Recorded data
● ● ●

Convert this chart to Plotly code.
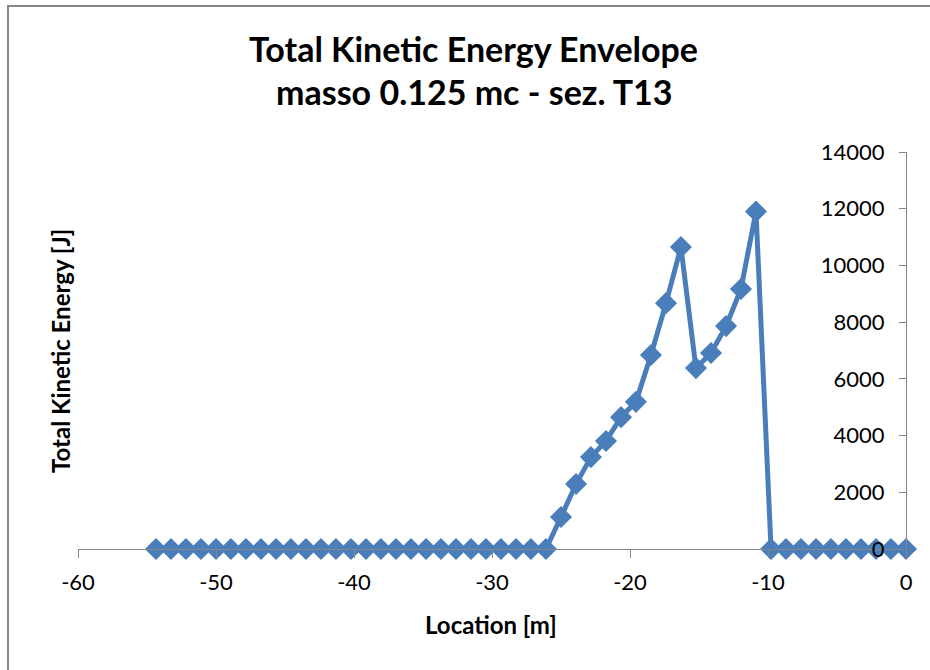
import plotly.graph_objects as go

# Location along the section [m]
location_m = [
    -54.35, -53.26, -52.18, -51.09, -50.00, -48.92, -47.83, -46.74, -45.65, -44.57,
    -43.48, -42.39, -41.31, -40.22, -39.13, -38.05, -36.96, -35.87, -34.78, -33.70,
    -32.61, -31.52, -30.44, -29.35, -28.26, -27.18, -26.09, -25.00, -23.91, -22.83,
    -21.74, -20.65, -19.57, -18.48, -17.39, -16.31, -15.22, -14.13, -13.04, -11.96,
    -10.87, -9.78, -8.70, -7.61, -6.52, -5.44, -4.35, -3.26, -2.17, -1.09, 0.00,
]

# Total kinetic energy envelope [J]
energy_j = [
    0, 0, 0, 0, 0, 0, 0, 0, 0, 0,
    0, 0, 0, 0, 0, 0, 0, 0, 0, 0,
    0, 0, 0, 0, 0, 0, 0, 1130, 2290, 3240,
    3810, 4650, 5190, 6840, 8670, 10650, 6380, 6910, 7860, 9170,
    11900, 0, 0, 0, 0, 0, 0, 0, 0, 0, 0,
]

x_ticks = [-60, -50, -40, -30, -20, -10, 0]
x_tick_labels = ["-60", "-50", "-40", "-30", "-20", "-10", "0"]
y_ticks = [0, 2000, 4000, 6000, 8000, 10000, 12000, 14000]
y_tick_labels = ["0", "2000", "4000", "6000", "8000", "10000", "12000", "14000"]

title_line1 = "Total Kinetic Energy Envelope"
title_line2 = "masso 0.125 mc - sez. T13"
x_title = "Location [m]"
y_title = "Total Kinetic Energy [J]"

W, H = 930, 670
ML, MR, MT, MB = 78, 24, 152, 121
PW, PH = W - ML - MR, H - MT - MB

FONT = "Lato"
AXIS_GREY = "#868686"
LINE_BLUE = "#4A7EBB"


def px_x(p):
    return (p - ML) / PW


def px_y(p):
    return (H - MB - p) / PH


fig = go.Figure()
fig.add_trace(go.Scatter(
    x=location_m,
    y=energy_j,
    mode="lines+markers",
    line=dict(color=LINE_BLUE, width=5),
    marker=dict(symbol="diamond", size=17, color=LINE_BLUE, line=dict(width=0)),
    cliponaxis=False,
    showlegend=False,
))

fig.update_layout(
    width=W,
    height=H,
    margin=dict(l=ML, r=MR, t=MT, b=MB),
    paper_bgcolor="white",
    plot_bgcolor="white",
    font=dict(family=FONT, color="#000000"),
    xaxis=dict(
        range=[-60, 0],
        tickvals=x_ticks,
        ticktext=x_tick_labels,
        ticks="outside",
        ticklen=8,
        tickcolor=AXIS_GREY,
        tickwidth=1,
        showline=True,
        linecolor=AXIS_GREY,
        linewidth=1,
        showgrid=False,
        zeroline=False,
        tickfont=dict(size=22, family=FONT),
        ticklabelstandoff=6,
    ),
    yaxis=dict(
        range=[0, 14000],
        tickvals=y_ticks,
        ticktext=y_tick_labels,
        ticks="outside",
        ticklen=7,
        tickcolor=AXIS_GREY,
        tickwidth=1,
        showline=True,
        linecolor=AXIS_GREY,
        linewidth=1,
        showgrid=False,
        zeroline=False,
        anchor="free",
        position=1,
        side="left",
        tickfont=dict(size=22, family=FONT),
        ticklabelstandoff=10,
        layer="above traces",
    ),
    shapes=[
        dict(
            type="rect", xref="paper", yref="paper",
            x0=px_x(8), x1=px_x(950), y0=px_y(690), y1=px_y(6),
            line=dict(color=AXIS_GREY, width=2),
            fillcolor="rgba(0,0,0,0)",
        )
    ],
    annotations=[
        dict(text=f"<b>{title_line1}</b>", x=px_x(473), y=px_y(48), xref="paper", yref="paper",
             showarrow=False, xanchor="center", yanchor="middle", font=dict(size=34, family=FONT)),
        dict(text=f"<b>{title_line2}</b>", x=px_x(474), y=px_y(92), xref="paper", yref="paper",
             showarrow=False, xanchor="center", yanchor="middle", font=dict(size=34, family=FONT)),
        dict(text=f"<b>{x_title}</b>", x=px_x(491), y=px_y(624), xref="paper", yref="paper",
             showarrow=False, xanchor="center", yanchor="middle", font=dict(size=24, family=FONT)),
        dict(text=f"<b>{y_title}</b>", x=px_x(60), y=px_y(351), xref="paper", yref="paper",
             showarrow=False, xanchor="center", yanchor="middle", textangle=-90,
             font=dict(size=24, family=FONT)),
    ],
)

fig.write_html("out.html")
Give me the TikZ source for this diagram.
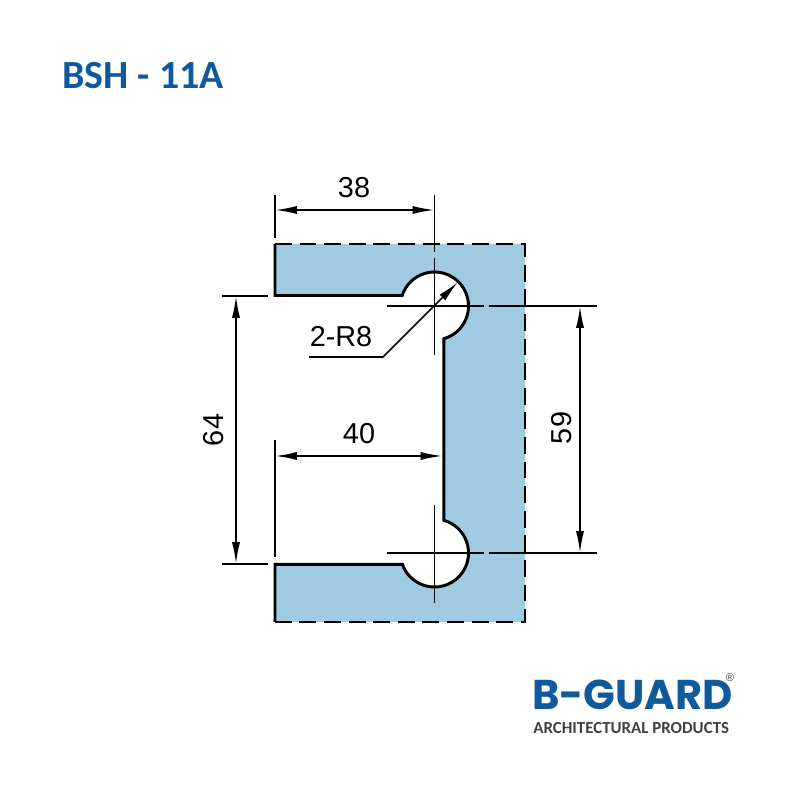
\documentclass[tikz,border=0pt]{standalone}
\usepackage{fontspec}
\setmainfont{Liberation Sans}
\newfontfamily\titlefont{Carlito}
\newfontfamily\logofont{Poppins}
\usetikzlibrary{arrows.meta,calc}
\definecolor{guardblue}{HTML}{0F5A9C}
\definecolor{profileblue}{HTML}{A0CAE1}
\definecolor{subgray}{HTML}{404040}
\tikzset{
    outline/.style={line width=2.1pt,black},
    thin line/.style={line width=1.25pt,black},
    dimension/.style={thin line,{Latex[length=15.5pt,width=5.7pt]}-{Latex[length=15.5pt,width=5.7pt]}},
    dimtext/.style={font=\fontsize{20.5}{24}\selectfont,inner sep=0pt},
}
\begin{document}
\begin{tikzpicture}[x=0.025cm,y=0.025cm]
    \useasboundingbox (0,0) rectangle (800,800);
    \coordinate (holeup) at (434.5,494);
    \coordinate (holedown) at (434.5,247);
    \coordinate (upleft) at ($(holeup)+(162:34)$);
    \coordinate (upright) at ($(holeup)+(-74:34)$);
    \coordinate (downleft) at ($(holedown)+(199.5:34)$);
    \coordinate (downright) at ($(holedown)+(74:34)$);
    % profile
    \fill[profileblue] (275,556) -- (525,556) -- (525,178) -- (275,178) -- (275,0 |- downleft) -- (downleft)
        arc[start angle=199.5,end angle=434,radius=34] -- (upright)
        arc[start angle=-74,end angle=162,radius=34] -- (275,0 |- upleft) -- cycle;
    \draw[outline,dash pattern=on 12pt off 5.5pt] (275,556) -- (525,556) -- (525,178) -- (275,178);
    \draw[outline] (275,178) -- (275,0 |- downleft) -- (downleft)
        arc[start angle=199.5,end angle=434,radius=34] -- (upright)
        arc[start angle=-74,end angle=162,radius=34] -- (275,0 |- upleft) -- (275,556);
    % centre lines
    \draw[thin line] (434.5,548) -- (434.5,605);
    \draw[thin line] (434.5,542) -- (434.5,445);
    \draw[thin line] (434.5,295) -- (434.5,197);
    \foreach \c in {holeup,holedown} {
        \draw[thin line] (\c) ++(-48,0) -- ++(97,0) ++(5,0) -- (597,0 |- \c);
    }
    % extension lines
    \draw[thin line] (275,605) -- (275,562);
    \draw[thin line] (275,360) -- (275,243);
    \draw[thin line] (222,504) -- (268,504);
    \draw[thin line] (222,236) -- (268,236);
    % dimensions
    \draw[dimension] (275,590) -- (434.5,590);
    \draw[dimension] (275,344) -- (442.5,344);
    \draw[dimension] (236,504) -- (236,236);
    \draw[dimension] (580,494) -- (580,247);
    \node[dimtext] (dimA) at (354,612) {38};
    \node[dimtext] (dimB) at (359,366) {40};
    \node[dimtext,rotate=90] (dimC) at (214,370) {64};
    \node[dimtext,rotate=90] (dimD) at (562,372) {59};
    % radius leader
    \node[dimtext] (radius) at (341,463) {2-R8};
    \coordinate (leaderstart) at (309,443);
    \coordinate (leaderbend) at (383,443);
    \coordinate (leaderend) at (458,518);
    \draw[thin line,-{Latex[length=15.5pt,width=5.7pt]}] (leaderstart) -- (leaderbend) -- (leaderend);
    % title and logo
    \node[anchor=base west,inner sep=0pt,text=guardblue,font=\titlefont\bfseries\fontsize{28.4}{32}\selectfont] (title) at (62,711) {BSH - 11A};
    \node[anchor=base west,inner sep=0pt,text depth=0pt,text=guardblue,font=\logofont\bfseries\fontsize{29.6}{34}\selectfont] (logo) at (532,90) {B-GUARD};
    \node[anchor=base west,inner sep=0pt,text=subgray,font=\titlefont\bfseries\fontsize{12}{14}\selectfont] (sub) at (533,66) {ARCHITECTURAL PRODUCTS};
    \node[inner sep=0pt,text=subgray,font=\fontsize{8}{9}\selectfont] (reg) at (730,122) {®};
\end{tikzpicture}
\end{document}
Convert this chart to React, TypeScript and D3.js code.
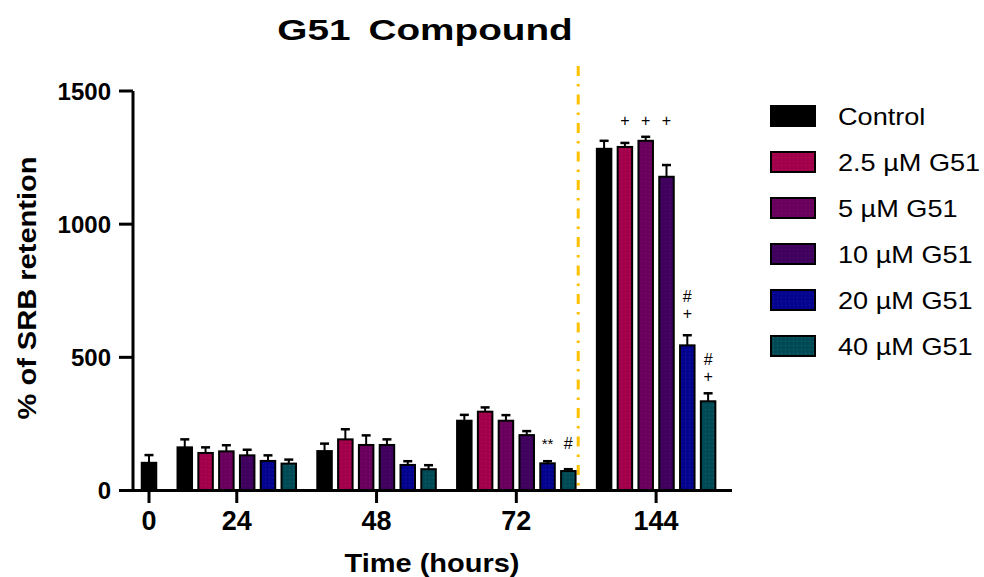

● ● ●

Pictures excluded, repeat exactly the lines from the top of the material through the line with "import plotly.graph_objects as go", including both of those lines.

## TASK ANSWER
Convert this chart to Plotly code.
import plotly.graph_objects as go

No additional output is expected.